Wed, Jan 21, 2026 1:15 PM – 2:45 PM EST
Communities across the West face rising wildfire danger as forests have grown denser and more volatile. Federal, state, and county agencies fund thinning to remove the woody material that drives severe fires, but progress remains limited because the biomass has little commercial value and no consistent end use. When there is nowhere for this material to go, public agencies bear almost the entire cost of removal, limiting how much thinning they can fund each year.

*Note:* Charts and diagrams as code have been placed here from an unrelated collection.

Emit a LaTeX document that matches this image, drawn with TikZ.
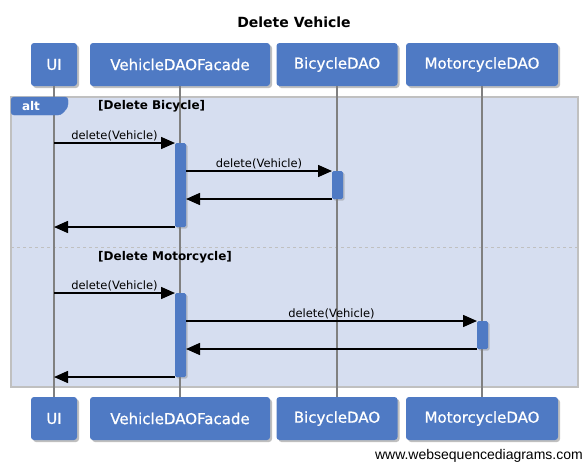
\documentclass[tikz,border=0pt]{standalone}
\usepackage{fontspec}
\setmainfont{DejaVu Sans}
\newfontfamily\objfont[FakeBold=0.8]{DejaVu Sans}
\newfontfamily\wwwfont{Liberation Sans}
\usetikzlibrary{arrows.meta,shadows}
\definecolor{objblue}{RGB}{79,122,196}
\definecolor{framefill}{RGB}{214,222,240}
\definecolor{framegray}{RGB}{192,192,192}

\begin{document}
\begin{tikzpicture}[x=1pt,y=-1pt,
  obj/.style={fill=objblue, rounded corners=3pt, text=white, minimum height=43pt, inner sep=0pt, outer sep=0pt,
    font=\objfont\fontsize{15}{18}\selectfont, drop shadow={shadow xshift=2pt, shadow yshift=-2pt, opacity=.5}},
  act/.style={fill=objblue, rounded corners=1.5pt, minimum width=11pt, inner sep=0pt, outer sep=0pt,
    drop shadow={shadow xshift=1.5pt, shadow yshift=-1.5pt, opacity=.4}},
  life/.style={gray, line width=1.5pt},
  msg/.style={line width=1.5pt, -{Triangle[length=14pt,width=12pt]}},
  lbl/.style={font=\fontsize{11.5}{13}\selectfont, inner sep=1pt},
  guard/.style={font=\bfseries\fontsize{12}{14}\selectfont, anchor=west, inner sep=0pt}]

\fill[white] (0,0) rectangle (587,464);
\useasboundingbox (0,0) rectangle (587,464);

\node[font=\bfseries\fontsize{14}{16}\selectfont] (title) at (294,22) {Delete Vehicle};

\draw[framegray, fill=framefill, line width=1.5pt] (11,97) rectangle (578,387);
\draw[framegray, dashed, line width=1pt] (11,247) -- (578,247);

\node[obj, minimum width=46pt] (ui) at (54,64.5) {UI};
\node[obj, minimum width=180pt] (fac) at (180,64.5) {VehicleDAOFacade};
\node[obj, minimum width=121pt] (bic) at (337,64.5) {BicycleDAO};
\node[obj, minimum width=152pt] (mot) at (482,64.5) {MotorcycleDAO};

\node[obj, minimum width=46pt] (ui2) at (54,418.5) {UI};
\node[obj, minimum width=180pt] (fac2) at (180,418.5) {VehicleDAOFacade};
\node[obj, minimum width=121pt] (bic2) at (337,418.5) {BicycleDAO};
\node[obj, minimum width=152pt] (mot2) at (482,418.5) {MotorcycleDAO};

\draw[life] (ui.south) -- (ui2.north);
\draw[life] (fac.south) -- (fac2.north);
\draw[life] (bic.south) -- (bic2.north);
\draw[life] (mot.south) -- (mot2.north);

\filldraw[objblue, rounded corners=3pt] (11,97) -- (68,97) -- (68,107) -- (61,115) -- (11,115) -- cycle;
\node[text=white, font=\bfseries\fontsize{12}{14}\selectfont] (alt) at (31,106) {alt};
\node[guard] (g1) at (98,106) {[Delete Bicycle]};
\node[guard] (g2) at (98,257) {[Delete Motorcycle]};

\node[act, minimum height=84pt] (f1) at (180.5,185) {};
\node[act, minimum height=28pt] (b1) at (337.5,185) {};
\node[act, minimum height=84pt] (f2) at (180.5,335) {};
\node[act, minimum height=28pt] (m1) at (482.5,335) {};

\draw[msg] (ui |- f1.north) -- node[lbl, above] {delete(Vehicle)} (f1.north west);
\draw[msg] (f1.east |- b1.north) -- node[lbl, above] {delete(Vehicle)} (b1.north west);
\draw[msg] (b1.south west) -- (f1.east |- b1.south);
\draw[msg] (f1.south west) -- (ui |- f1.south);

\draw[msg] (ui |- f2.north) -- node[lbl, above] {delete(Vehicle)} (f2.north west);
\draw[msg] (f2.east |- m1.north) -- node[lbl, above] {delete(Vehicle)} (m1.north west);
\draw[msg] (m1.south west) -- (f2.east |- m1.south);
\draw[msg] (f2.south west) -- (ui |- f2.south);

\node[anchor=east, font=\wwwfont\fontsize{14}{16}\selectfont, inner sep=0pt] (www) at (583,456) {www.websequencediagrams.com};

\end{tikzpicture}
\end{document}
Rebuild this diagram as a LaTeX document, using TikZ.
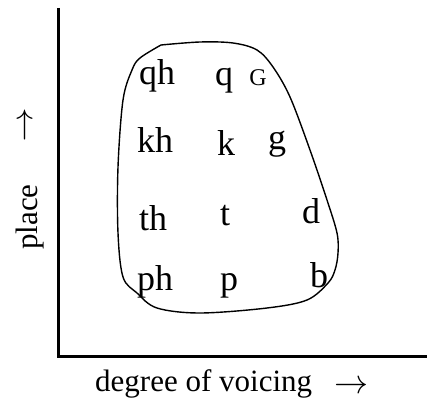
\RequirePackage{fix-cm}
\documentclass[tikz,border=0pt]{standalone}
\usepackage{fontspec}
\setmainfont{Liberation Serif}
\usetikzlibrary{positioning}

\begin{document}
\begin{tikzpicture}[x=1pt, y=1pt,
      phone/.style={inner sep=0pt, anchor=base, font=\fontsize{36}{40}\selectfont},
      smallcap/.style={phone, font=\fontsize{24}{28}\selectfont},
      axislabel/.style={inner sep=0pt, font=\fontsize{31}{36}\selectfont},
      axisarrow/.style={inner sep=0pt, font=\fontsize{34}{38}\selectfont},
      axis/.style={line width=3pt},
      region/.style={line width=1.4pt, line join=round}
    ]
      \useasboundingbox (0,0) rectangle (427,400);
      % axes
      \draw[axis] (58,392) -- (58,44) -- (427,44);
      % region of the stops
      \draw[region] plot[smooth, tension=.55] coordinates {
        (161,355) (200,358) (233,357) (257,350) (273,333) (290,303)
        (310,250) (327,200) (337,167) (338,147) (335,130) (328,117)
        (307,100) (267,92) (200,87) (157,92) (137,107) (123,123)
        (118,167) (118,233) (123,300) (132,330) (140,342) (161,355)};
      % uvular
      \node[phone] (qh) at (157,316) {qh};
      \node[phone] (q) at (224,315) {q};
      \node[smallcap] (G) at (258,315) {G};
      % velar
      \node[phone] (kh) at (155,248) {kh};
      \node[phone] (k) at (226,245) {k};
      \node[phone] (g) at (277,251) {g};
      % dental
      \node[phone] (th) at (153,170) {th};
      \node[phone] (t) at (225,175) {t};
      \node[phone] (d) at (311,177) {d};
      % labial
      \node[phone] (ph) at (155,110) {ph};
      \node[phone] (p) at (229,110) {p};
      \node[phone] (b) at (319,113) {b};
      % axis labels
      \node[axislabel, anchor=base west] (voicing) at (95,9) {degree of voicing};
      \node[axisarrow] (voicingarrow) at (351.5,13) {$\rightarrow$};
      \node[axislabel, rotate=90] (place) at (30.5,183) {place};
      \node[axisarrow] (placearrow) at (25,275) {$\uparrow$};
    \end{tikzpicture}
\end{document}
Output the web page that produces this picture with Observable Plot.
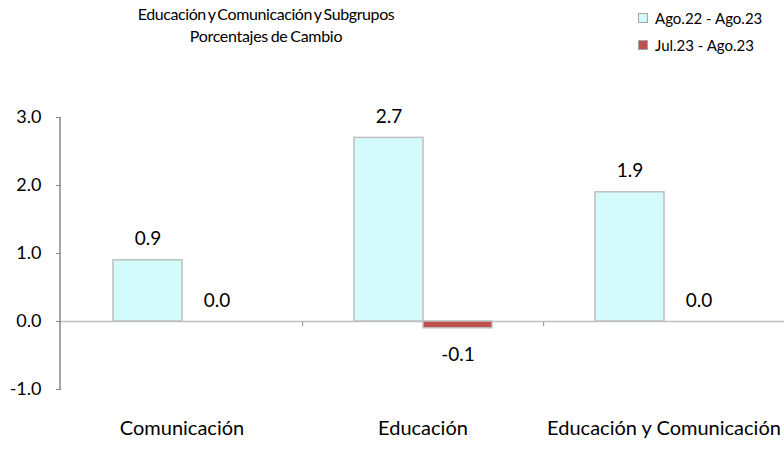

Developers face the opposite challenge. Companies trying to build biochar, clean-fuel, and other biomass-conversion facilities cannot attract investment because the feedstock supply is unpredictable. Contract terms are short, volumes vary, and no central entity coordinates supply, storage, preprocessing, or quality assurance. This webinar examines how an independent biomass market manager can help close that gap. By coordinating long-term supply commitments across jurisdictions, planning storage and preprocessing, providing quality control, and establishing standard multi-year contracts, a market manager can make thinning more effective and give developers the reliability needed to finance new projects. A model now being explored in northern Arizona could be adapted across other wildfire-prone regions.

Panelists Include:
Bill Vinnicombe represents SIXco, A commercial developer, Sixco, is seeking to convert pinyon–juniper biomass into clean fuels. He will explain what developers need to commit to long-term investment in biomass projects and how coordinated supply and contracting can reduce risk.
Sarah Diemar, Royal Danish Embassy (Washington, DC) A policy and diplomatic perspective on Danish clean-fuel ambitions and how Danish agencies and businesses advance reliable, responsibly sourced biomass.
Zach Knight, Blue Forest Conservation A conservation-finance perspective on how supply assurance, shared risk, and solid performance data can unlock private capital for wildfire resilience.